First, having great equipment doesn't make one a great photographer...
Going from a camera with fairly few adjustments to one where everything is adjustable requires one to learn and understand a whole new methodology. It's not enough to just read the instruction book and learn what knob or button does what, you need to understand WHY you would want to twiddle that knob or push that button. And twiddling one knob often requires twiddling another knob to keep things in harmony.

Trying to find something relevant on-line lead me to some articles about jewelery photography and how to bring out the "sparkle".
My advice? Ignore these. Pens do not sparkle, they reflect.

It seems one of the goals of pen photography is to get the pic to show how wonderful the finish is. That nice shinny reflection along the length and curve of the pen that you see in real-life is EXACTLY THE THING A LIGHT BOX IS MADE TO PREVENT!!!!

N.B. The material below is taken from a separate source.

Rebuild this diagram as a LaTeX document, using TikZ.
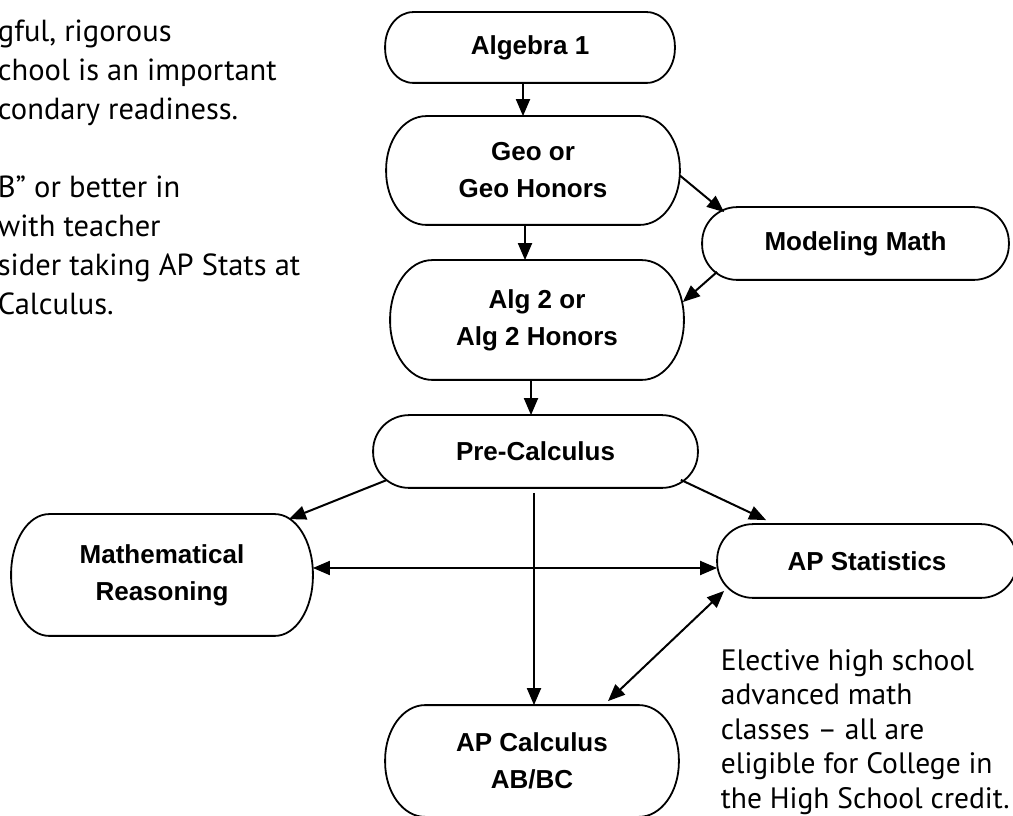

While you can fiddle with the lighting to get a somewhat proper reflection, you are fighting what the light box was designed to prevent and the results are mostly unsatisfactory.

If you think your pictures stink and are missing that WOW factor, don't feel bad. I had the opportunity to work with an advanced photography student this past few days and when she ran into problems, her professor got involved.

The verdict? Pens are very difficult to photograph well.

First, you have a relatively dark piece of wood with fine subtle detail flanked by some very shiny and reflective metal parts. And no matter how good your finish is, the reflectivity of the wooden parts is almost an order of magnitude below that of the metal bits.

So what works?

Well, if your goal is to create photos that showcase your wood and craftsmanship, it's time to learn a few new skills.

First, the setup. Put the light box in the closet and save it for shooting things where you really do want to eliminate reflections.

Use a piece of clear Plexiglas mounted about two or three inches above a white sheet of paper. This moves the shadow way below the pen and it can easily be cropped out later. You have enough problems without having to deal with the shadow as well.

Use three lights to illuminate the pen from the sides and the top. (will include a pic later)

Use a sturdy tripod to shoot at a steep angle down on the pen.

Look through the view finder and make slight adjustments to both the lights and the position of the pen until you see the finish on the pen pop out and the metal bits aren't washed out in glare. It's a juggling act to be sure.

Don't worry at this point if the wood itself seems darker than you would like. It's easier to fix this than to compensate for over exposed metal bits that are nothing but glare.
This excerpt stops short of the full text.